Recorded information ->
┌────────

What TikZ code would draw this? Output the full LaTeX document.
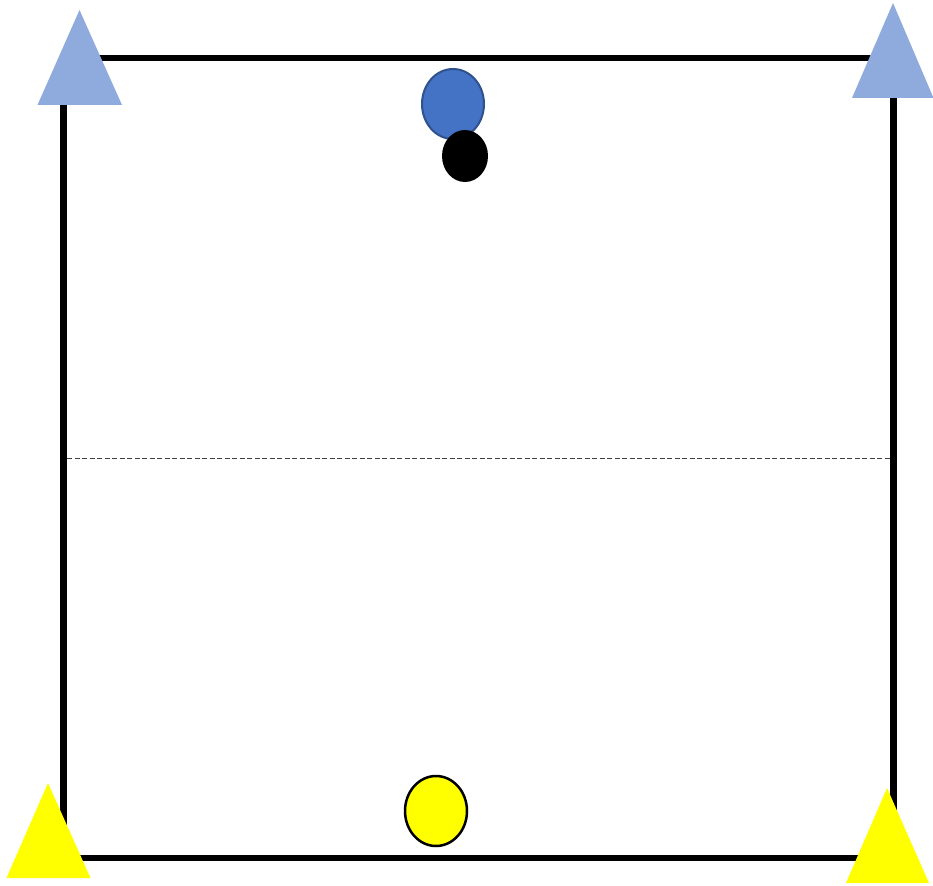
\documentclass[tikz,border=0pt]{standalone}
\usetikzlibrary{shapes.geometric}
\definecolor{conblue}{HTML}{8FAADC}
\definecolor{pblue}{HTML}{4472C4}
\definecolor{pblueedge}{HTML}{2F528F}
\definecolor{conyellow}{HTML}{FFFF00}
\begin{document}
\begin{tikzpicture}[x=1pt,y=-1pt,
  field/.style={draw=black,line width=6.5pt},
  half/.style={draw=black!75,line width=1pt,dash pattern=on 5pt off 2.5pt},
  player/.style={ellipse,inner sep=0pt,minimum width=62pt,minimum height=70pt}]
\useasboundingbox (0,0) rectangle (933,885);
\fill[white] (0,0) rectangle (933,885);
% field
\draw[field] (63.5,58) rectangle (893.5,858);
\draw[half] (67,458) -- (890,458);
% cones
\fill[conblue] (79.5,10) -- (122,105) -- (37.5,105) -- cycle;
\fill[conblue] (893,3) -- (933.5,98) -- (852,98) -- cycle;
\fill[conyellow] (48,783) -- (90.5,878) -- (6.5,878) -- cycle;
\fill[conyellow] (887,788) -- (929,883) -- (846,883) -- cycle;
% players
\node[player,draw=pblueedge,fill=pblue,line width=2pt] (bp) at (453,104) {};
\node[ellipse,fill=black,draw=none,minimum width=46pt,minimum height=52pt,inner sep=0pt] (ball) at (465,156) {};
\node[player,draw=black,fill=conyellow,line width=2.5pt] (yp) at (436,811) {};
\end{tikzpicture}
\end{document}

└────────

Retype everything in the material word for word, minus pictures.

What TikZ code would draw this? Output the full LaTeX document.
\documentclass[tikz,border=0pt]{standalone}
\usetikzlibrary{shapes.geometric}
\definecolor{conblue}{HTML}{8FAADC}
\definecolor{pblue}{HTML}{4472C4}
\definecolor{pblueedge}{HTML}{2F528F}
\definecolor{conyellow}{HTML}{FFFF00}
\begin{document}
\begin{tikzpicture}[x=1pt,y=-1pt,
  field/.style={draw=black,line width=6.5pt},
  half/.style={draw=black!75,line width=1pt,dash pattern=on 5pt off 2.5pt},
  player/.style={ellipse,inner sep=0pt,minimum width=62pt,minimum height=70pt}]
\useasboundingbox (0,0) rectangle (933,885);
\fill[white] (0,0) rectangle (933,885);
% field
\draw[field] (63.5,58) rectangle (893.5,858);
\draw[half] (67,458) -- (890,458);
% cones
\fill[conblue] (79.5,10) -- (122,105) -- (37.5,105) -- cycle;
\fill[conblue] (893,3) -- (933.5,98) -- (852,98) -- cycle;
\fill[conyellow] (48,783) -- (90.5,878) -- (6.5,878) -- cycle;
\fill[conyellow] (887,788) -- (929,883) -- (846,883) -- cycle;
% players
\node[player,draw=pblueedge,fill=pblue,line width=2pt] (bp) at (453,104) {};
\node[ellipse,fill=black,draw=none,minimum width=46pt,minimum height=52pt,inner sep=0pt] (ball) at (465,156) {};
\node[player,draw=black,fill=conyellow,line width=2.5pt] (yp) at (436,811) {};
\end{tikzpicture}
\end{document}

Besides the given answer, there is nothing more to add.